— begin Task inputs —
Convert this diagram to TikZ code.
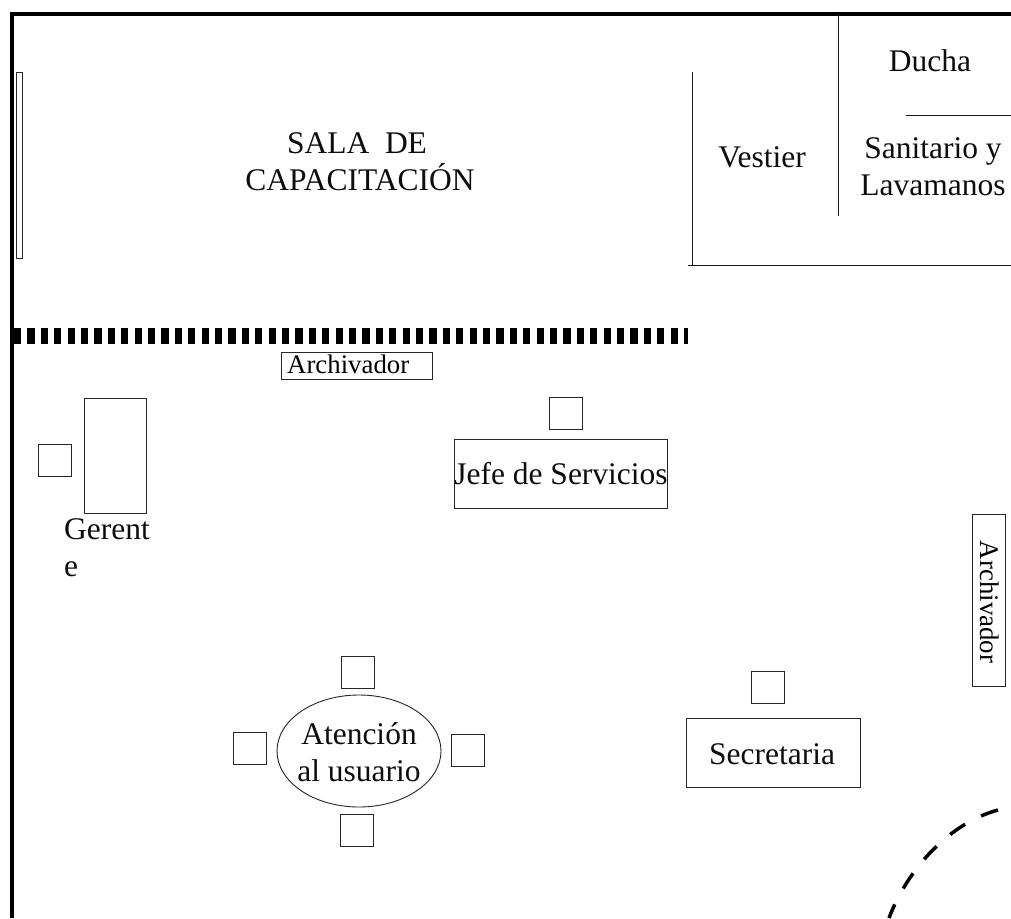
\documentclass[tikz,border=0pt]{standalone}
\usepackage{fontspec}
\setmainfont{Liberation Serif}
\usetikzlibrary{shapes.geometric}
\tikzset{
  x=1pt,y=-1pt,
  wall/.style={line width=4.2pt,black},
  thin wall/.style={line width=1pt,black!90},
  box/.style={draw=black!85,line width=0.9pt,fill=white,inner sep=0pt,outer sep=0pt},
  seat/.style={box,minimum width=33pt,minimum height=32pt},
  lbl/.style={font=\fontsize{31.5}{37}\selectfont,inner sep=0pt,align=center,text=black!95},
  smalllbl/.style={font=\fontsize{26.8}{30}\selectfont,inner sep=0pt}
}
\begin{document}
\begin{tikzpicture}
\useasboundingbox[fill=white] (0,0) rectangle (1011,918);
% outer walls
\coordinate (tr) at (1011,13.8);
\coordinate (tl) at (12,13.8);
\coordinate (bl) at (12,918);
\draw[wall,line join=miter] (tr) -- (tl) -- (bl);
% window
\node[box,minimum width=6.5pt,minimum height=186pt,anchor=north west] (window) at (16,72) {};
% partition
\coordinate (pa) at (14,336);
\coordinate (pb) at (688,336);
\draw[line width=16pt,black,dash pattern=on 7.2pt off 6.2pt] (pa) -- (pb);
% bath walls
\coordinate (v1a) at (692.5,72); \coordinate (v1b) at (692.5,265.5);
\coordinate (h1a) at (688,265.5); \coordinate (h1b) at (1011,265.5);
\coordinate (v2a) at (838.5,14); \coordinate (v2b) at (838.5,216);
\coordinate (h2a) at (906,115.5); \coordinate (h2b) at (1011,115.5);
\draw[thin wall] (v1a) -- (v1b);
\draw[thin wall] (h1a) -- (h1b);
\draw[thin wall] (v2a) -- (v2b);
\draw[thin wall] (h2a) -- (h2b);
% room labels
\node[lbl] (sala) at (360,161.5) {\hspace*{-6pt}SALA\ \ DE\\CAPACITACIÓN};
\node[lbl] (vestier) at (762,157) {Vestier};
\node[lbl] (ducha) at (930,61) {Ducha};
\node[lbl] (sanitario) at (933,167) {Sanitario y\\Lavamanos};
% archivador top
\node[box,minimum width=151pt,minimum height=27pt,anchor=north west] (arch1) at (281,352) {};
\node[smalllbl,anchor=west] (arch1t) at (287,364) {Archivador};
% gerente
\node[seat,anchor=north west] (gseat) at (38,444) {};
\node[box,minimum width=62pt,minimum height=115pt,anchor=north west] (gdesk) at (84.5,398) {};
\node[lbl,anchor=north west,align=left] (gerente) at (64,518) {Gerent\\e};
% jefe
\node[seat,anchor=north west] (jseat) at (549,397) {};
\node[box,minimum width=213pt,minimum height=69pt,anchor=north west] (jdesk) at (454,439) {};
\node[lbl] (jefe) at (561,474) {Jefe de Servicios};
% archivador right
\node[box,minimum width=33pt,minimum height=172pt,anchor=north west] (arch2) at (972,514) {};
\node[smalllbl,rotate=-90] (arch2t) at (990,602) {Archivador};
% atencion
\node[box,ellipse,minimum width=164pt,minimum height=112pt] (aten) at (359,751) {};
\node[lbl] (atent) at (359,752) {Atención\\al usuario};
\node[seat,anchor=north west] (s1) at (341,656) {};
\node[seat,anchor=north west] (s2) at (233,732) {};
\node[seat,anchor=north west] (s3) at (451,734) {};
\node[seat,anchor=north west] (s4) at (340,814) {};
% secretaria
\node[seat,anchor=north west] (sseat) at (751,671) {};
\node[box,minimum width=174pt,minimum height=69pt,anchor=north west] (sdesk) at (686,718) {};
\node[lbl] (secret) at (772,754) {Secretaria};
% door
\coordinate (d0) at (998,810);
\coordinate (d1) at (889,918);
\draw[line width=3.5pt,black,dash pattern=on 18pt off 18pt] (d0) .. controls (950,823) and (908,868) .. (d1);
\end{tikzpicture}
\end{document}
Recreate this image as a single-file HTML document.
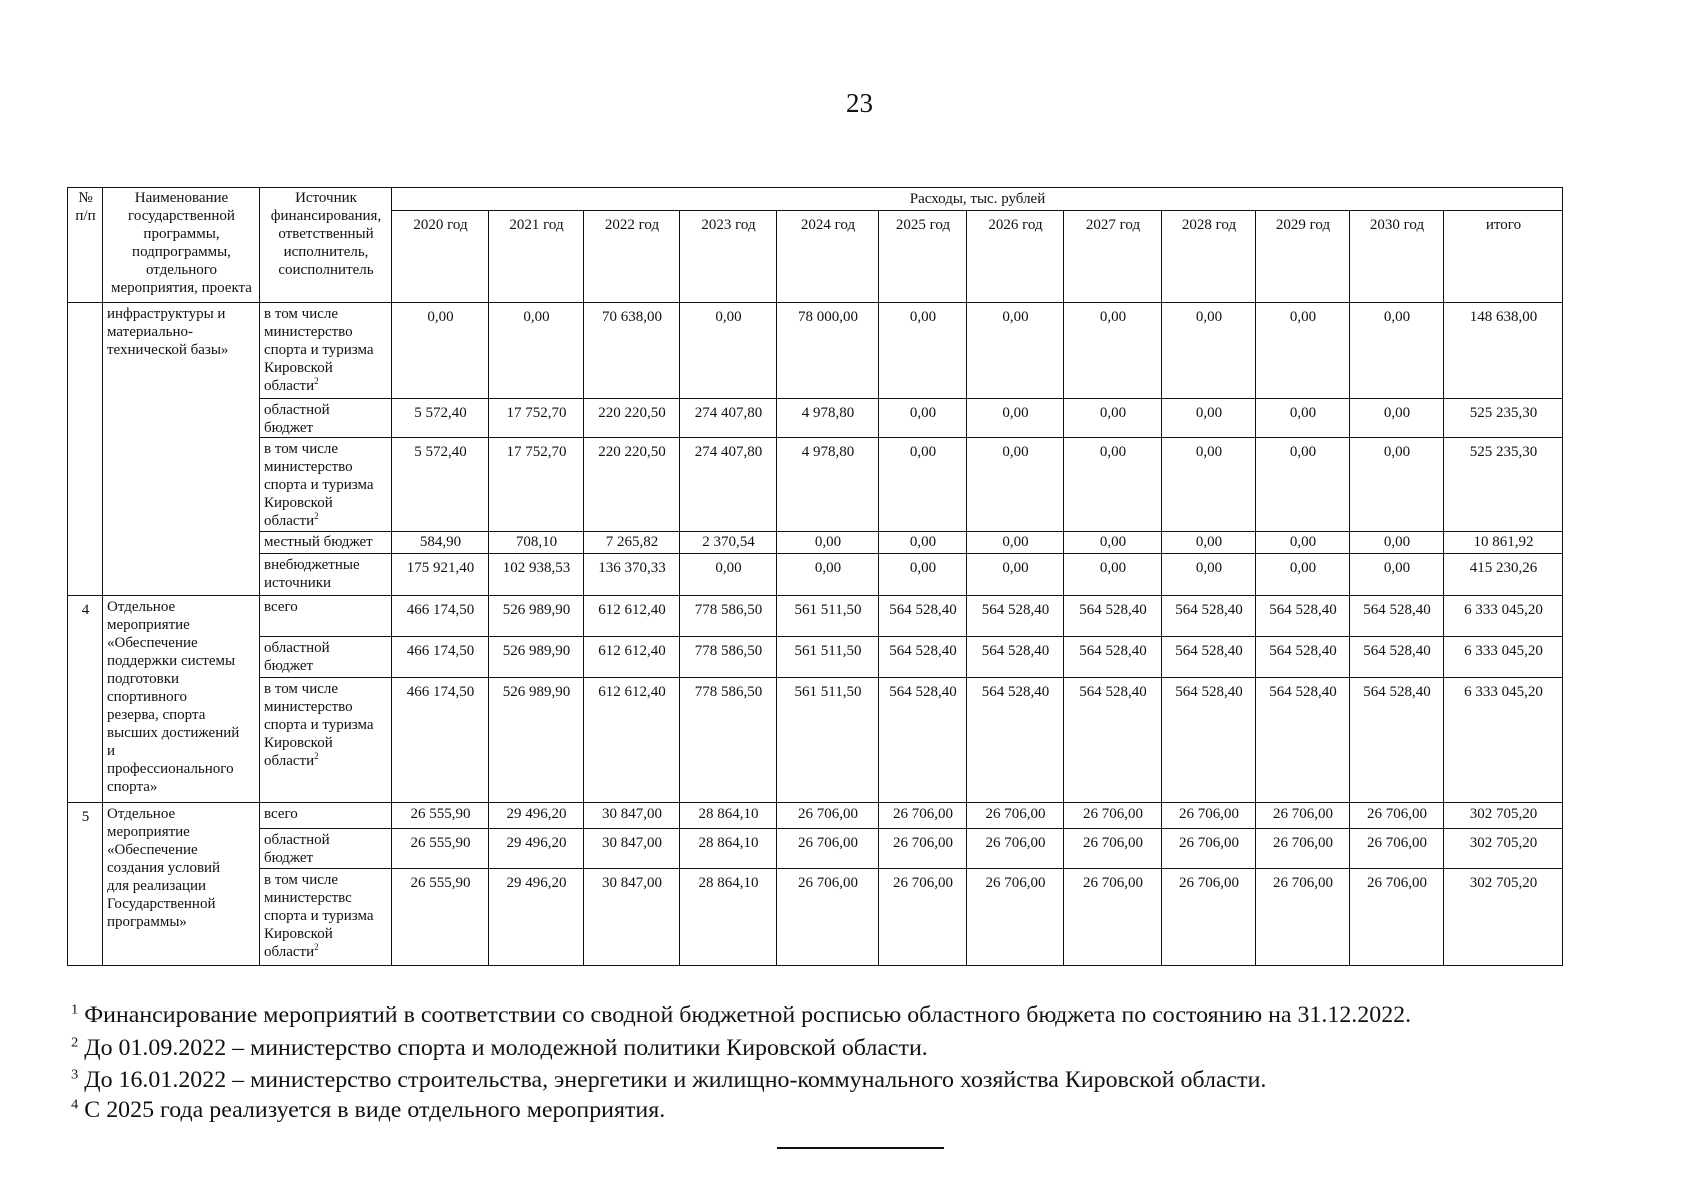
<!DOCTYPE html>
<html><head><meta charset="utf-8">
<style>
body{margin:0;background:#fff;}
#pg{position:relative;width:1701px;height:1200px;overflow:hidden;background:#fff;font-family:"Liberation Serif","Noto Serif CJK SC",serif;color:#111;}
table{position:absolute;left:67px;top:187px;border-collapse:collapse;table-layout:fixed;font-size:15px;line-height:18px;}
td{border:1.5px solid #111;vertical-align:top;padding:1px 3px 0 4px;overflow:hidden;}
td.n{text-align:center;padding-top:5px;}
td.h{text-align:center;}
td.y{text-align:center;padding-top:5px;}
td.s{padding-top:2px;padding-left:4px;}
td.b{white-space:nowrap;}
sup{font-size:9px;line-height:0;}
.fn{position:absolute;left:71px;font-size:23px;white-space:nowrap;transform-origin:left center;transform:scaleX(1.04);}
.fn sup{font-size:14px;}
</style></head><body><div id="pg">
<div style="position:absolute;left:846px;top:88px;font-size:27px;">23</div>
<table>
<colgroup>
<col style="width:35px"><col style="width:157px"><col style="width:132px"><col style="width:97px"><col style="width:95px"><col style="width:96px"><col style="width:97px"><col style="width:102px"><col style="width:88px"><col style="width:97px"><col style="width:98px"><col style="width:94px"><col style="width:94px"><col style="width:94px"><col style="width:119px">
</colgroup>
<tr style="height:23px"><td rowspan="2" class="h">№<br>п/п</td><td rowspan="2" class="h">Наименование государственной программы, подпрограммы, отдельного мероприятия, проекта</td><td rowspan="2" class="h">Источник финансирования, ответственный исполнитель, соисполнитель</td><td colspan="12" class="h" style="padding-top:2px">Расходы, тыс. рублей</td></tr>
<tr style="height:92px"><td class="y">2020 год</td><td class="y">2021 год</td><td class="y">2022 год</td><td class="y">2023 год</td><td class="y">2024 год</td><td class="y">2025 год</td><td class="y">2026 год</td><td class="y">2027 год</td><td class="y">2028 год</td><td class="y">2029 год</td><td class="y">2030 год</td><td class="y">итого</td></tr>
<tr style="height:96px"><td rowspan="5"></td><td rowspan="5" class="s">инфраструктуры и материально-<br>технической базы»</td><td class="s">в том числе министерство спорта и туризма Кировской<br>области<sup>2</sup></td><td class="n">0,00</td><td class="n">0,00</td><td class="n">70 638,00</td><td class="n">0,00</td><td class="n">78 000,00</td><td class="n">0,00</td><td class="n">0,00</td><td class="n">0,00</td><td class="n">0,00</td><td class="n">0,00</td><td class="n">0,00</td><td class="n">148 638,00</td></tr>
<tr style="height:39px"><td class="s">областной<br>бюджет</td><td class="n">5 572,40</td><td class="n">17 752,70</td><td class="n">220 220,50</td><td class="n">274 407,80</td><td class="n">4 978,80</td><td class="n">0,00</td><td class="n">0,00</td><td class="n">0,00</td><td class="n">0,00</td><td class="n">0,00</td><td class="n">0,00</td><td class="n">525 235,30</td></tr>
<tr style="height:94px"><td class="s">в том числе министерство спорта и туризма Кировской<br>области<sup>2</sup></td><td class="n">5 572,40</td><td class="n">17 752,70</td><td class="n">220 220,50</td><td class="n">274 407,80</td><td class="n">4 978,80</td><td class="n">0,00</td><td class="n">0,00</td><td class="n">0,00</td><td class="n">0,00</td><td class="n">0,00</td><td class="n">0,00</td><td class="n">525 235,30</td></tr>
<tr style="height:22px"><td class="s" style="padding-top:1px;white-space:nowrap">местный бюджет</td><td class="n" style="padding-top:1px">584,90</td><td class="n" style="padding-top:1px">708,10</td><td class="n" style="padding-top:1px">7 265,82</td><td class="n" style="padding-top:1px">2 370,54</td><td class="n" style="padding-top:1px">0,00</td><td class="n" style="padding-top:1px">0,00</td><td class="n" style="padding-top:1px">0,00</td><td class="n" style="padding-top:1px">0,00</td><td class="n" style="padding-top:1px">0,00</td><td class="n" style="padding-top:1px">0,00</td><td class="n" style="padding-top:1px">0,00</td><td class="n" style="padding-top:1px">10 861,92</td></tr>
<tr style="height:42px"><td class="s">внебюджетные источники</td><td class="n">175 921,40</td><td class="n">102 938,53</td><td class="n">136 370,33</td><td class="n">0,00</td><td class="n">0,00</td><td class="n">0,00</td><td class="n">0,00</td><td class="n">0,00</td><td class="n">0,00</td><td class="n">0,00</td><td class="n">0,00</td><td class="n">415 230,26</td></tr>
<tr style="height:41px"><td rowspan="3" class="n">4</td><td rowspan="3" class="s b">Отдельное<br>мероприятие<br>«Обеспечение<br>поддержки системы<br>подготовки<br>спортивного<br>резерва, спорта<br>высших достижений<br>и<br>профессионального<br>спорта»</td><td class="s">всего</td><td class="n">466 174,50</td><td class="n">526 989,90</td><td class="n">612 612,40</td><td class="n">778 586,50</td><td class="n">561 511,50</td><td class="n">564 528,40</td><td class="n">564 528,40</td><td class="n">564 528,40</td><td class="n">564 528,40</td><td class="n">564 528,40</td><td class="n">564 528,40</td><td class="n">6 333 045,20</td></tr>
<tr style="height:41px"><td class="s">областной<br>бюджет</td><td class="n">466 174,50</td><td class="n">526 989,90</td><td class="n">612 612,40</td><td class="n">778 586,50</td><td class="n">561 511,50</td><td class="n">564 528,40</td><td class="n">564 528,40</td><td class="n">564 528,40</td><td class="n">564 528,40</td><td class="n">564 528,40</td><td class="n">564 528,40</td><td class="n">6 333 045,20</td></tr>
<tr style="height:125px"><td class="s">в том числе министерство спорта и туризма Кировской<br>области<sup>2</sup></td><td class="n">466 174,50</td><td class="n">526 989,90</td><td class="n">612 612,40</td><td class="n">778 586,50</td><td class="n">561 511,50</td><td class="n">564 528,40</td><td class="n">564 528,40</td><td class="n">564 528,40</td><td class="n">564 528,40</td><td class="n">564 528,40</td><td class="n">564 528,40</td><td class="n">6 333 045,20</td></tr>
<tr style="height:26px"><td rowspan="3" class="n">5</td><td rowspan="3" class="s b">Отдельное<br>мероприятие<br>«Обеспечение<br>создания условий<br>для реализации<br>Государственной<br>программы»</td><td class="s">всего</td><td class="n" style="padding-top:2px">26 555,90</td><td class="n" style="padding-top:2px">29 496,20</td><td class="n" style="padding-top:2px">30 847,00</td><td class="n" style="padding-top:2px">28 864,10</td><td class="n" style="padding-top:2px">26 706,00</td><td class="n" style="padding-top:2px">26 706,00</td><td class="n" style="padding-top:2px">26 706,00</td><td class="n" style="padding-top:2px">26 706,00</td><td class="n" style="padding-top:2px">26 706,00</td><td class="n" style="padding-top:2px">26 706,00</td><td class="n" style="padding-top:2px">26 706,00</td><td class="n" style="padding-top:2px">302 705,20</td></tr>
<tr style="height:40px"><td class="s">областной<br>бюджет</td><td class="n">26 555,90</td><td class="n">29 496,20</td><td class="n">30 847,00</td><td class="n">28 864,10</td><td class="n">26 706,00</td><td class="n">26 706,00</td><td class="n">26 706,00</td><td class="n">26 706,00</td><td class="n">26 706,00</td><td class="n">26 706,00</td><td class="n">26 706,00</td><td class="n">302 705,20</td></tr>
<tr style="height:97px"><td class="s">в том числе министерствс спорта и туризма Кировской<br>области<sup>2</sup></td><td class="n">26 555,90</td><td class="n">29 496,20</td><td class="n">30 847,00</td><td class="n">28 864,10</td><td class="n">26 706,00</td><td class="n">26 706,00</td><td class="n">26 706,00</td><td class="n">26 706,00</td><td class="n">26 706,00</td><td class="n">26 706,00</td><td class="n">26 706,00</td><td class="n">302 705,20</td></tr>
</table>
<div class="fn" style="top:1002px;"><sup>1</sup> Финансирование мероприятий в соответствии со сводной бюджетной росписью областного бюджета по состоянию на 31.12.2022.</div>
<div class="fn" style="top:1035px;"><sup>2</sup> До 01.09.2022 – министерство спорта и молодежной политики Кировской области.</div>
<div class="fn" style="top:1067px;"><sup>3</sup> До 16.01.2022 – министерство строительства, энергетики и жилищно-коммунального хозяйства Кировской области.</div>
<div class="fn" style="top:1097px;"><sup>4</sup> С 2025 года реализуется в виде отдельного мероприятия.</div>
<div style="position:absolute;left:777px;top:1147px;width:167px;height:2px;background:#111;"></div>
</div></body></html>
— end Task inputs —
Where a line above includes "this", copy that line.

→ Solution below
Convert this diagram to TikZ code.
Recreate this image as a single-file HTML document.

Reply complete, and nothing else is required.